Test 1: Attribute Comparison Test – this test determines if the test data set is a subset, equal or a superset of the training data. Given the conditions you specify, the operator will throw an error.
Test 2: Data Type Comparison Test – this test determines whether or not all data types are equal to the ones that exist in the training set. RapidMiner data types follow a specific hierarchy: nominal -> polynominal, binominal, numerical -> integer, real and date_time -> date, and time. The Check Model Compatibility operator can also examine the 'parents' (e.g. it accepts a real data type if training data type was integer) or same 'children' (e.g. it accepts a real data type if the training data type was numerical).
Test 3: Nominal Data Class Comparison Test – this is only applied to nominal attributes. It determines if all classes (e.g. sunny/overcast/rain in the Golf sample data set) of the testing data were also present in the training data. If a nominal class is not present during training, RapidMiner treats it as a missing value. Hence the user can decide if an error should be thrown in case of a non-present value, or if new 'flag' attributes should be generated. These flag attributes can be used later to filter for "non-compatible" examples.
Input
- exa (Data Table)
The ExampleSet you want to test for model compatibility.
- mod (Decision Tree)
The model object used for the tests.
Output
- exa (Data Table)
The ExampleSet delivered from this port is changed by means of the operator.
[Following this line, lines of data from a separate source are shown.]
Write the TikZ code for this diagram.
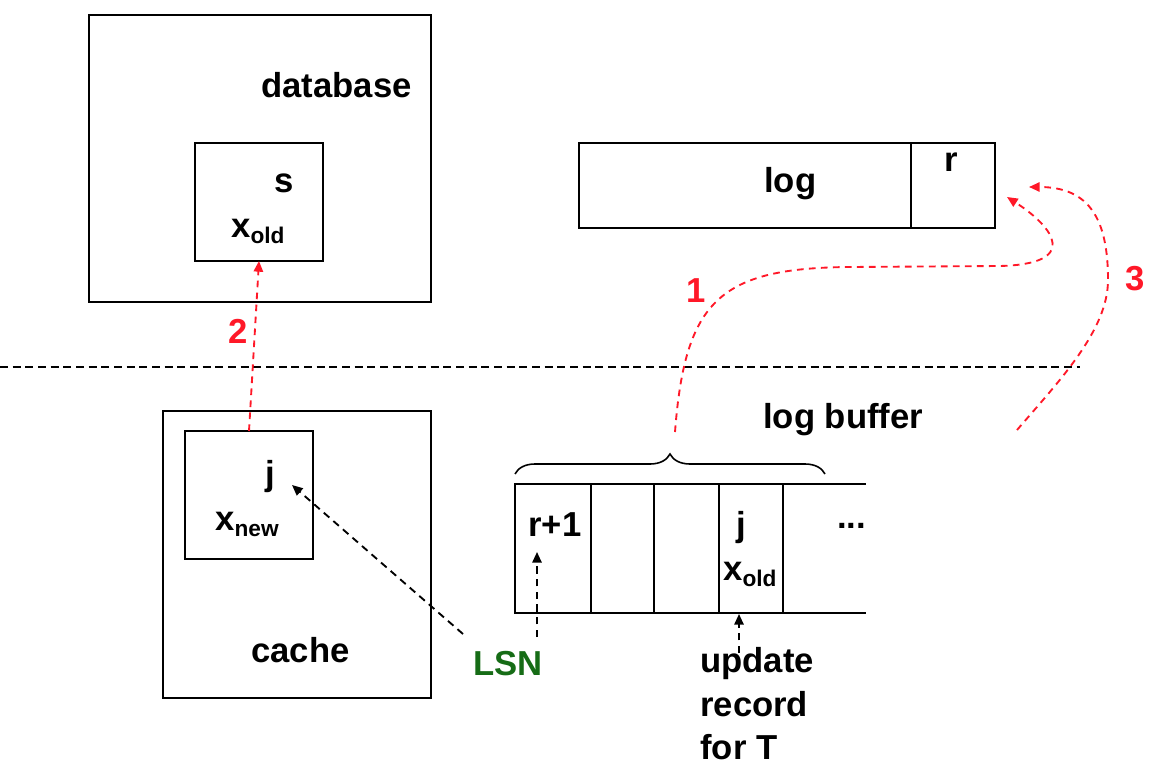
\documentclass[tikz,border=0pt]{standalone}
\usepackage{fontspec}
\setmainfont{Liberation Sans}
\usetikzlibrary{arrows.meta,decorations.pathreplacing}
\definecolor{arrred}{RGB}{255,24,40}
\definecolor{lsngreen}{RGB}{22,108,22}
\newcommand\subtxt[1]{\raisebox{-5pt}{\fontsize{17pt}{17pt}\selectfont #1}}
\begin{document}
\begin{tikzpicture}[x=0.75pt,y=-0.75pt,
  box/.style={draw,line width=1.5pt,inner sep=0pt,outer sep=0pt},
  lbl/.style={inner sep=0pt,anchor=base west,font=\fontsize{26pt}{30pt}\selectfont\bfseries},
  numlbl/.style={lbl,text=arrred},
  redarrow/.style={draw=arrred,line width=1.4pt,dash pattern=on 5pt off 4pt,-{Triangle[length=8pt,width=7pt]}},
  blkarrow/.style={draw=black,line width=1.4pt,dash pattern=on 5.5pt off 4pt,-{Triangle[length=8pt,width=7pt]}},
  sepline/.style={draw=black,line width=1.3pt,dash pattern=on 6pt off 3.5pt}]
\useasboundingbox (0,0) rectangle (1176,784);

% database
\node[box,minimum width=256.5pt,minimum height=215.25pt] (db) at (260,158.5) {};
\node[lbl] (dblbl) at (261,98) {database};
\node[box,minimum width=96pt,minimum height=88.5pt] (sbox) at (259,202) {};
\node[lbl] (slbl) at (274,193) {s};
\node[lbl] (xold) at (231,237) {x\subtxt{old}};

% log
\node[box,minimum width=249pt,minimum height=63.75pt] (logmain) at (745,185.5) {};
\node[box,minimum width=63pt,minimum height=63.75pt] (rcell) at (953,185.5) {};
\node[lbl] (loglbl) at (764,193) {log};
\node[lbl] (rlbl) at (944,172) {r};

% separator
\coordinate (sepL) at (0,367);
\coordinate (sepR) at (1080,367);
\draw[sepline] (sepL) -- (sepR);

% cache
\node[box,minimum width=201pt,minimum height=215.25pt] (cache) at (297,554.5) {};
\node[box,minimum width=96pt,minimum height=96pt] (jbox) at (249,495) {};
\node[lbl] (jlbl) at (265,485) {j};
\node[lbl] (xnew) at (215,530) {x\subtxt{new}};
\node[lbl] (cachelbl) at (251,662) {cache};

% log buffer
\node[lbl] (lbuflbl) at (763,428) {log buffer};
\node[box,minimum width=57pt,minimum height=96.75pt] (c1) at (553,548.5) {};
\node[box,minimum width=47.25pt,minimum height=96.75pt] (c2) at (622.5,548.5) {};
\node[box,minimum width=48.75pt,minimum height=96.75pt] (c3) at (686.5,548.5) {};
\node[box,minimum width=48pt,minimum height=96.75pt] (c4) at (751,548.5) {};
\coordinate (openT) at (866,484);
\coordinate (openB) at (866,613);
\draw[line width=1.5pt] (c4.north east) -- (openT);
\draw[line width=1.5pt] (c4.south east) -- (openB);
\node[lbl] (rp1) at (528,536) {r+1};
\node[lbl] (jcell) at (736,536) {j};
\node[lbl] (xoldcell) at (723,580) {x\subtxt{old}};
\node[lbl] (dots) at (837,528) {...};

% brace
\coordinate (brL) at (515,474);
\coordinate (brR) at (825,474);
\draw[line width=1.2pt,decorate,decoration={brace,amplitude=15pt,aspect=0.5}] (brL) -- (brR);

% LSN and update record
\node[lbl,text=lsngreen] (lsn) at (473,675) {LSN};
\node[lbl] (upd1) at (700,672) {update};
\node[lbl] (upd2) at (700,716) {record};
\node[lbl] (upd3) at (700,759) {for T};

% black arrows
\coordinate (lsnA) at (463,634);
\coordinate (jtip) at (292,485);
\draw[blkarrow] (lsnA) -- (jtip);
\coordinate (lsnB) at (537,637);
\coordinate (rptip) at (537,552);
\draw[blkarrow] (lsnB) -- (rptip);
\coordinate (updA) at (739,653);
\coordinate (updtip) at (739,614);
\draw[blkarrow] (updA) -- (updtip);

% red arrow 2
\draw[redarrow] (jbox.north) -- (sbox.south);
\node[numlbl] (n2) at (228,343) {2};

% red arrow 1
\coordinate (a1s) at (675,432);
\coordinate (a1m) at (850,267);
\coordinate (a1n) at (1000,266);
\coordinate (a1e) at (1007,197);
\draw[redarrow] (a1s) .. controls (685,300) and (720,268) .. (a1m) -- (a1n) .. controls (1080,264) and (1055,228) .. (a1e);
\node[numlbl] (n1) at (686,302) {1};

% red arrow 3
\coordinate (a3s) at (1017,430);
\coordinate (a3m) at (1108,280);
\coordinate (a3e) at (1029,187);
\draw[redarrow] (a3s) .. controls (1060,380) and (1108,330) .. (a3m) .. controls (1108,220) and (1090,187) .. (a3e);
\node[numlbl] (n3) at (1125,290) {3};
\end{tikzpicture}
\end{document}
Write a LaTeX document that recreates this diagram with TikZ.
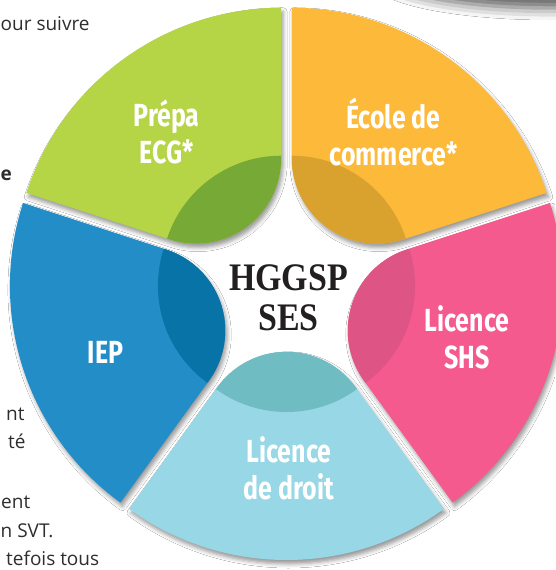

New flag attributes are added.
- mod (Decision Tree)
The input model is passed without changing to the output through this port.
Parameters
- check_attributes If this option is checked, the Attribute Comparison Test is performed. Range:
- check_nominals If this option is checked, the Nominal Data Class Comparison Test is performed. Range:
- fail_on_error If this option is checked, the operator will raise an error if a non-existing nominal is found. Range:
- allowed_attribute_relationships This defines the allowed relationships between the training and testing attribute sets. Range:
- allowed_type_relationships This defines the allowed relationships between the training and testing attribute types. Range:
- generate_flag_attributes If this option is checked, flag attributes indicating missing nominal values are generated for each nominal. Additionally a flag attribute indicating if any flag is true is generated. Range:
Tutorial Processes
Check for model conformance on Golf
In this example we check for model compatibility on the Golf sample data set. We train a decision tree model and test compatibility on another version of the Golf sample data set. In another version we changed two nominal values in the Wind and Outlook attributes. The Test Model Compatibility operator is set to not fail but to create corresponding flag attributes.